MERHABA AZİZ OKUYUCULARIM;

 

Bugün biraz siyasetten, ekonomiden, eğitim ve sağlık konularından, özellikle de artık herkesin diline doladığı o meşhur "Ne Olacak Şu Emekli Maaşı Zamları?" haberlerinden uzaklaşıp, biraz da güncel yaşamımızla ilgili konuları bir konuşalım dedim ve bu yazıyı kalemime doladım!.. Bu konudan hoşlananlar bir defa, hoşlanmayanlar da sadece iki kere öksürsünler, ben hemen anlarım; durduk yerde benim gibi ihtiyar dallama bir yazar için o güzel ağızlarınızı bozup da, sinir katsayılarınızı tavana çıkarmanıza hiç gerek yok yani...

Efendim, eskiden okullarımızda öğrencilere çok çeşitli 'Havuz Problemleri' sorulurdu değil mi? Genellikle de, havuza bir dakikada akan su ve yine bir dakika içinde havuzdan boşalan su miktarları sorulur, havuzun ne kadar zamanda dolacağı sonuç istenirdi değil mi? Ne güzeldi o günler, tıpkı havuz problemleri gibi; (Örneğin 1970'li yıllarda) babalarımız ayda 600 TL maaş alırlar, bunun 400 TL kadarı aylık olarak her yere harcanır, geri kalanı da 'Tasarruf' olarak bir kenara konulur, biriken bu paralar ile taksitli evler - arabalar alınır, çocuklar okutulur, tatile gidilir, çocuklar evlendirilir, mevsimlik giysilerimiz yenilenirdi!.. 'Enflasyon' nedir, faiz nedir, 'NASS' nedir, kredi kartı nedir bilinmez; paraya sıkışana herkesin yakınları yardımcı olurlar, bütün esnaflar da veresiye defterleriyle herkese yardımcı olurlardı değil mi!? 

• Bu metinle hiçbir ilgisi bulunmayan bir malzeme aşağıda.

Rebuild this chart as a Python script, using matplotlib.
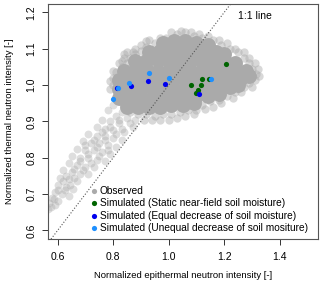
import numpy as np
import matplotlib
matplotlib.use("Agg")
import matplotlib.pyplot as plt

plt.rcParams['font.family'] = ['Liberation Sans', 'DejaVu Sans']

# observed cloud (dense middle, edges, lower tail)
obs_core = [
    (0.98, 1.115), (1.02, 1.12), (1.06, 1.12), (1.10, 1.115), (1.14, 1.11),
    (0.93, 1.09), (0.97, 1.095), (1.01, 1.09), (1.05, 1.095), (1.09, 1.09), (1.13, 1.095), (1.17, 1.09), (1.20, 1.085),
    (0.88, 1.065), (0.92, 1.065), (0.96, 1.07), (1.00, 1.065), (1.04, 1.065), (1.08, 1.07), (1.12, 1.065),
    (1.16, 1.065), (1.20, 1.07), (1.24, 1.06),
    (0.84, 1.04), (0.88, 1.04), (0.92, 1.045), (0.96, 1.04), (1.00, 1.04), (1.04, 1.045), (1.08, 1.04),
    (1.12, 1.04), (1.16, 1.045), (1.20, 1.04), (1.24, 1.04), (1.28, 1.04),
    (0.82, 1.015), (0.86, 1.015), (0.90, 1.02), (0.94, 1.015), (0.98, 1.015), (1.02, 1.02), (1.06, 1.015),
    (1.10, 1.015), (1.14, 1.02), (1.18, 1.015), (1.22, 1.015), (1.26, 1.02), (1.29, 1.025),
    (0.82, 0.99), (0.86, 0.99), (0.90, 0.99), (0.94, 0.995), (0.98, 0.99), (1.02, 0.99), (1.06, 0.99),
    (1.10, 0.995), (1.14, 0.99), (1.18, 0.99), (1.22, 0.995), (1.25, 1.0),
    (0.82, 0.965), (0.86, 0.965), (0.90, 0.965), (0.94, 0.965), (0.98, 0.97), (1.02, 0.965), (1.06, 0.965),
    (1.10, 0.97), (1.14, 0.97), (1.18, 0.975),
    (0.85, 0.94), (0.89, 0.94), (0.93, 0.94), (0.97, 0.94), (1.01, 0.945), (1.05, 0.945), (1.09, 0.95),
]
obs_edge = [
    (0.95, 1.115), (0.99, 1.13), (1.03, 1.14), (1.06, 1.145), (1.09, 1.135), (1.12, 1.13), (1.16, 1.125),
    (1.19, 1.11), (1.22, 1.10), (1.25, 1.09), (1.27, 1.075), (1.29, 1.06), (1.30, 1.045), (1.315, 1.03),
    (1.31, 1.015), (1.29, 1.005), (1.27, 0.995), (1.24, 0.98), (1.21, 0.97), (1.18, 0.96), (1.15, 0.955),
    (1.12, 0.945), (1.10, 0.93), (1.07, 0.93), (1.04, 0.925), (1.01, 0.92), (0.98, 0.92), (0.95, 0.915),
    (0.92, 0.92), (0.89, 0.92), (0.86, 0.925),
    (0.80, 1.00), (0.80, 1.02), (0.81, 1.035), (0.83, 1.05), (0.85, 1.06), (0.86, 1.075), (0.88, 1.085),
    (0.90, 1.095), (0.92, 1.105), (0.87, 1.09), (0.83, 1.065),
    (0.93, 1.125), (0.97, 1.13), (1.01, 1.145), (1.045, 1.15), (1.08, 1.145), (1.11, 1.14), (1.14, 1.135),
    (1.18, 1.125), (1.21, 1.115), (1.24, 1.10), (1.27, 1.09), (1.29, 1.075), (1.31, 1.06), (1.32, 1.045),
    (1.325, 1.025), (1.30, 0.995), (1.26, 0.98), (1.23, 0.965), (1.19, 0.95), (1.16, 0.94), (1.13, 0.935),
    (1.09, 0.92), (1.06, 0.915), (1.03, 0.91), (1.00, 0.905), (0.97, 0.905), (0.94, 0.905), (0.91, 0.905),
    (0.79, 0.99), (0.79, 1.01), (0.80, 1.04), (0.82, 1.06), (0.84, 1.075), (0.85, 1.09), (0.88, 1.10),
    (0.90, 1.11), (0.92, 1.12), (0.84, 1.085),
]
obs_tail = [
    (0.80, 0.945), (0.83, 0.925), (0.78, 0.93), (0.81, 0.915), (0.85, 0.91), (0.88, 0.905),
    (0.76, 0.905), (0.79, 0.90), (0.82, 0.895), (0.86, 0.895),
    (0.74, 0.885), (0.77, 0.88), (0.80, 0.875), (0.83, 0.88),
    (0.71, 0.865), (0.74, 0.86), (0.77, 0.86), (0.80, 0.855), (0.83, 0.85),
    (0.69, 0.845), (0.72, 0.84), (0.75, 0.84), (0.78, 0.835), (0.81, 0.83),
    (0.67, 0.825), (0.70, 0.82), (0.73, 0.82), (0.76, 0.815), (0.79, 0.81),
    (0.65, 0.805), (0.68, 0.80), (0.71, 0.80), (0.74, 0.795), (0.77, 0.79),
    (0.64, 0.785), (0.67, 0.78), (0.70, 0.775), (0.73, 0.775),
    (0.62, 0.765), (0.65, 0.76), (0.68, 0.755), (0.71, 0.755),
    (0.61, 0.745), (0.64, 0.74), (0.67, 0.735),
    (0.60, 0.725), (0.63, 0.72), (0.655, 0.715),
    (0.59, 0.705), (0.615, 0.70), (0.64, 0.695),
    (0.585, 0.685), (0.60, 0.68), (0.575, 0.665), (0.59, 0.67),
    (0.82, 0.905), (0.79, 0.885), (0.76, 0.87), (0.73, 0.85), (0.70, 0.835), (0.77, 0.85), (0.74, 0.83),
    (0.71, 0.81), (0.68, 0.79), (0.75, 0.805), (0.72, 0.785), (0.66, 0.77), (0.69, 0.765), (0.63, 0.75),
    (0.66, 0.745), (0.62, 0.735), (0.645, 0.725), (0.60, 0.71), (0.625, 0.71), (0.58, 0.69), (0.57, 0.675),
    (0.565, 0.66), (0.84, 0.87), (0.87, 0.885), (0.81, 0.865), (0.78, 0.82),
]

# simulated points
static_x = [1.206, 1.145, 1.120, 1.081, 1.116, 1.107, 1.097]
static_y = [1.057, 1.017, 1.017, 0.999, 1.000, 0.987, 0.977]
equal_x = [0.924, 0.987, 0.864, 0.815, 1.108]
equal_y = [1.010, 1.003, 0.997, 0.993, 0.976]
unequal_x = [0.930, 1.001, 0.858, 0.818, 0.800, 1.151]
unequal_y = [1.034, 1.020, 1.006, 0.992, 0.962, 1.016]

labels = ["Observed",
          "Simulated (Static near-field soil moisture)",
          "Simulated (Equal decrease of soil moisture)",
          "Simulated (Unequal decrease of soil mositure)"]
x_ticks = [0.6, 0.8, 1.0, 1.2, 1.4]
y_ticks = [0.6, 0.7, 0.8, 0.9, 1.0, 1.1, 1.2]

fig = plt.figure(figsize=(3.2, 2.87), dpi=100)
ax = fig.add_axes([0.149, 0.167, 0.844, 0.819])

grey = '#aaaaaa'
cx, cy = np.array(obs_core).T
ex, ey = np.array(obs_edge).T
tx, ty = np.array(obs_tail).T
ax.scatter(tx, ty, s=32, color=grey, alpha=0.38, lw=0)
ax.scatter(cx, cy, s=115, color=grey, alpha=1, lw=0)
ax.scatter(ex, ey, s=36, color=grey, alpha=0.45, lw=0)

# 1:1 line
ax.axline((0.6, 0.6), slope=1, color='#555555', ls=':', lw=0.8)
ax.text(1.311, 1.19, "1:1 line", fontsize=7.5, ha='center', va='center')

ax.scatter(static_x, static_y, s=14, color='#006400', lw=0)
ax.scatter(equal_x, equal_y, s=14, color='#0000ee', lw=0)
ax.scatter(unequal_x, unequal_y, s=14, color='#1e90ff', lw=0)

ax.set_xlim(0.564, 1.537)
ax.set_ylim(0.576, 1.223)
ax.set_xticks(x_ticks)
ax.set_xticklabels([f"{v:.1f}" for v in x_ticks])
ax.set_yticks(y_ticks)
ax.set_yticklabels([f"{v:.1f}" for v in y_ticks], rotation=90, va='center')
ax.tick_params(labelsize=7.5, length=4, width=0.7, color='#333333')
ax.tick_params(axis='x', pad=5)
ax.tick_params(axis='y', pad=4)
for s in ax.spines.values():
    s.set_color('#555555')
    s.set_linewidth(0.8)

ax.set_xlabel("Normalized epithermal neutron intensity [-]", fontsize=6.8, labelpad=7)
ax.set_ylabel("Normalized thermal neutron intensity [-]", fontsize=6.8, labelpad=9)

# legend
hs = []
for c in [grey, '#006400', '#0000ee', '#1e90ff']:
    hs.append(ax.scatter([], [], s=14, color=c, lw=0))
ax.legend(hs, labels, loc='lower left', bbox_to_anchor=(0.126, -0.005), frameon=False,
          fontsize=7.3, handletextpad=0.1, handlelength=1.0, labelspacing=0.25,
          borderpad=0.2, scatterpoints=1)

fig.savefig("out.png", dpi=100)
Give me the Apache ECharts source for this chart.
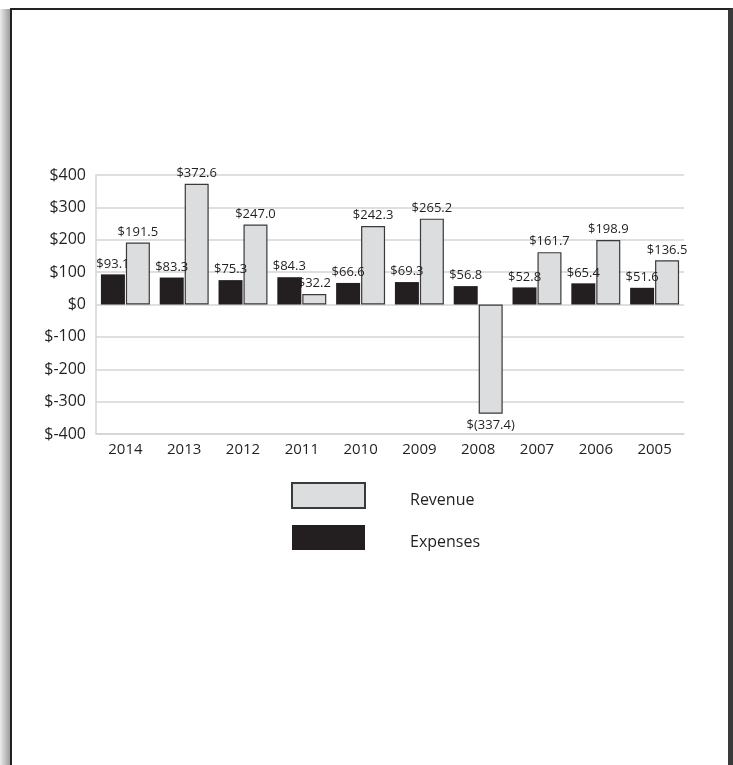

Şimdilerde geldik '2023' yılına, yani Türkiye Cumhuriyeti Devleti'nin tam "100'üncü Kuruluş Yıldönümü" ne; bırakınız aldığımız aylık ücretlerle tasarruf etmeyi, bir ay boyunca sadece karnımızı doyurmaktan bile aciz durumdayız!.. Ev, araba almak, çocuk okutmak zaten birer 'hayal' oldu da, her ay artan kredi kartı borçlarını ne zaman ve nasıl ödeyeceğimizi bile düşünebilecek halde değiliz!.. günden güne 'Çığ' gibi büyüyen 'genç işsizlik, umutsuzluk' yeni neslimizi bunalıma sokar oldu!.. Boşanmalar, aile içi ve kadına şiddet katlanarak artarken, aynı oranda 'Evlenmeler' de hayli azaldı!.. Yani, bu 'Havuz Problemlerinde' artık havuzda hiç su birikmiyor, bankalardan akıtılan faizli kredilerle, gelecek sular bile ipotek altına girmiş durumda!..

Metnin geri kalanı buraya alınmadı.